On Monday, the Executive Committee of the Legislative Council reviewed the report and voted 6-0 to dismiss the complaint against Gorman. However, the Executive Committee also decided to write a letter to Gorman, telling him that they expect “a higher standard of behavior and respect …when he is engaged in lobbying activities with members of the Colorado General Assembly in order to protect and preserve the dignity” of the legislature and integrity and civility of the legislative process. That letter was suggested by the Rule 36 committee.

Gorman was present for the executive committee hearing. He told The Statesman after the hearing “I’ll be able to get back to the business of my clients at the capitol and restoring my good name at the capitol. It’s been a distraction. I look forward to getting back to work.”

Gorman also responded to the findings of the committee regarding the conflicts between his testimony and the two legislators. “I defended my initial statement, and if the committee found that was in conflict, [well,] I was defending what I said.” As to his credibility, Gorman said “I told the truth.”

Rep. Jim Kerr, who filed the second complaint, told The Statesman that he was glad the issue was resolved and that he hoped decorum returns to the House chamber and lobby. As to the letter advising Gorman to behave, Kerr said he thought it was an appropriate request. “It puts the Executive Committee on record on what acceptable behavior should be,” he said.

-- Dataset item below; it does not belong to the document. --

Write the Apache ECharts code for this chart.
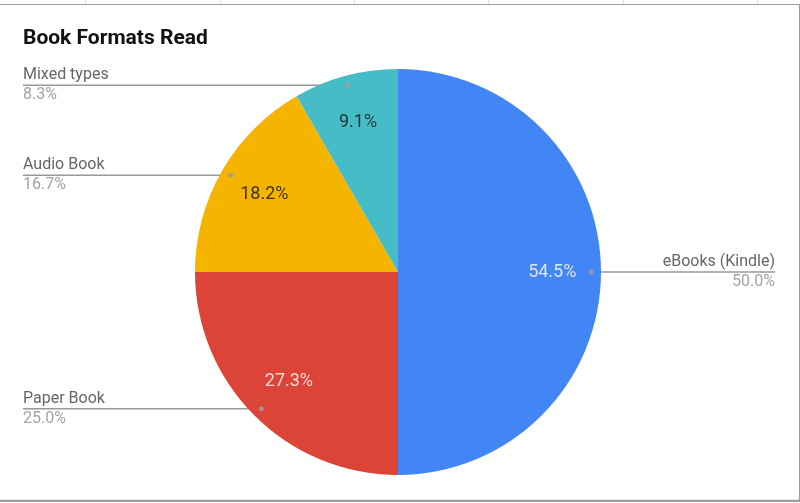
<!DOCTYPE html>
<html>
<head>
<meta charset="utf-8">
<script src="https://cdn.jsdelivr.net/npm/echarts@6/dist/echarts.min.js"></script>
<style>
  html, body { margin: 0; padding: 0; background: #ffffff; }
  #chart { width: 800px; height: 503px; }
</style>
</head>
<body>
<div id="chart"></div>
<script>
// ---- data ----
const CATEGORIES = ['eBooks (Kindle)', 'Paper Book', 'Audio Book', 'Mixed types'];
const VALUES = [6, 3, 2, 1];
const INSIDE_LABELS = ['54.5%', '27.3%', '18.2%', '9.1%'];
const TITLE = 'Book Formats Read';

// ---- style / layout ----
const COLORS = ['#4285F4', '#DB4437', '#F4B400', '#46BDC6'];
const INSIDE_TEXT_COLORS = ['#ffffff', '#ffffff', '#111111', '#111111'];
const CX = 398, CY = 272, R = 203;
const DOT_R = 0.952;       // fraction of radius for the label dots
const INNER_R = 0.76;      // fraction of radius for inside labels
const EDGE_L = 23, EDGE_R = 775;
const FONT = 'Roboto, "Noto Sans", sans-serif';

const total = VALUES.reduce((a, b) => a + b, 0);
const mids = [];
(function () {
  let c = 0;
  VALUES.forEach(v => { mids.push(c + v / 2); c += v; });
})();

const chart = echarts.init(document.getElementById('chart'), null, { renderer: 'canvas' });

const pieData = CATEGORIES.map((name, i) => ({
  name: name,
  value: VALUES[i],
  itemStyle: { color: COLORS[i] }
}));

const dotData = mids.map(m => [DOT_R, m]);
const innerData = mids.map((m, i) => ({
  value: [INNER_R, m],
  label: { color: INSIDE_TEXT_COLORS[i], formatter: INSIDE_LABELS[i] }
}));

const frameColor = '#9e9e9e';
const gridXs = [85, 220, 354, 488, 623, 757];
const graphics = [];
gridXs.forEach(x => {
  graphics.push({ type: 'line', silent: true, z: -1,
    shape: { x1: x + 0.5, y1: 0, x2: x + 0.5, y2: 4 },
    style: { stroke: '#e0e0e0', lineWidth: 1 } });
});
graphics.push({ type: 'line', silent: true, shape: { x1: 0, y1: 4.5, x2: 800, y2: 4.5 }, style: { stroke: frameColor, lineWidth: 1 } });
graphics.push({ type: 'line', silent: true, shape: { x1: 799.5, y1: 4, x2: 799.5, y2: 502 }, style: { stroke: frameColor, lineWidth: 1 } });
graphics.push({ type: 'line', silent: true, shape: { x1: 0, y1: 500.8, x2: 800, y2: 500.8 }, style: { stroke: frameColor, lineWidth: 2.2 } });

chart.setOption({
  animation: false,
  backgroundColor: '#ffffff',
  title: {
    text: TITLE,
    left: 23,
    top: 28,
    padding: 0,
    textStyle: { fontFamily: FONT, fontSize: 21, fontWeight: 'bold', color: '#111111' }
  },
  graphic: graphics,
  polar: { center: [CX, CY], radius: R },
  angleAxis: { type: 'value', min: 0, max: total, startAngle: 90, clockwise: true, show: false },
  radiusAxis: { type: 'value', min: 0, max: 1, show: false },
  series: [
    {
      type: 'pie',
      center: [CX, CY],
      radius: R,
      startAngle: 90,
      clockwise: true,
      avoidLabelOverlap: false,
      silent: true,
      emphasis: { disabled: true },
      itemStyle: { borderWidth: 0 },
      data: pieData,
      label: {
        show: true,
        position: 'outside',
        fontFamily: FONT,
        formatter: function (p) {
          return '{n|' + p.name + '}\n{p|' + p.percent.toFixed(1) + '%}';
        },
        rich: {
          n: { fontFamily: FONT, fontSize: 16, color: '#666666', lineHeight: 20 },
          p: { fontFamily: FONT, fontSize: 16, color: '#a3a3a3', lineHeight: 20 }
        }
      },
      labelLine: {
        show: true,
        length: 10,
        length2: 10,
        lineStyle: { color: '#999999', width: 1.5 }
      },
      labelLayout: function (params) {
        const i = params.dataIndex;
        const theta = mids[i] / total * Math.PI * 2;
        const sx = CX + R * DOT_R * Math.sin(theta);
        const sy = CY - R * DOT_R * Math.cos(theta);
        const left = sx < CX;
        const ex = left ? EDGE_L : EDGE_R;
        return {
          x: ex,
          y: sy,
          align: left ? 'left' : 'right',
          verticalAlign: 'middle',
          labelLinePoints: [[sx, sy], [(sx + ex) / 2, sy], [ex, sy]]
        };
      }
    },
    {
      type: 'scatter',
      coordinateSystem: 'polar',
      silent: true,
      z: 4,
      symbol: 'circle',
      symbolSize: 5,
      itemStyle: { color: '#9e9e9e' },
      data: dotData
    },
    {
      type: 'scatter',
      coordinateSystem: 'polar',
      silent: true,
      z: 5,
      symbolSize: 1,
      itemStyle: { color: 'rgba(0,0,0,0)' },
      label: {
        show: true,
        position: 'inside',
        fontFamily: FONT,
        fontSize: 18
      },
      data: innerData
    }
  ]
});
</script>
</body>
</html>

McKinley told The Statesman he found it strange that a lobbyist buying a legislator a meal would influence a legislator’s vote but that threatening a legislator would not.

“It’ll make me a little more careful about walking to the elevator,” he said.

McKinley also played a phone message he had gotten Thursday from Dwayne Thompson, general counsel for United Veterans of Colorado and the Veterans of Foreign Wars, discussing the ethics complaint against Gorman. Thompson asked McKinley to withdraw the complaint, stating “I don’t know if you’ve been involved in misconduct.” Thompson also said UVC “had a right to be there and we won’t be intimidated by filing any complaint.”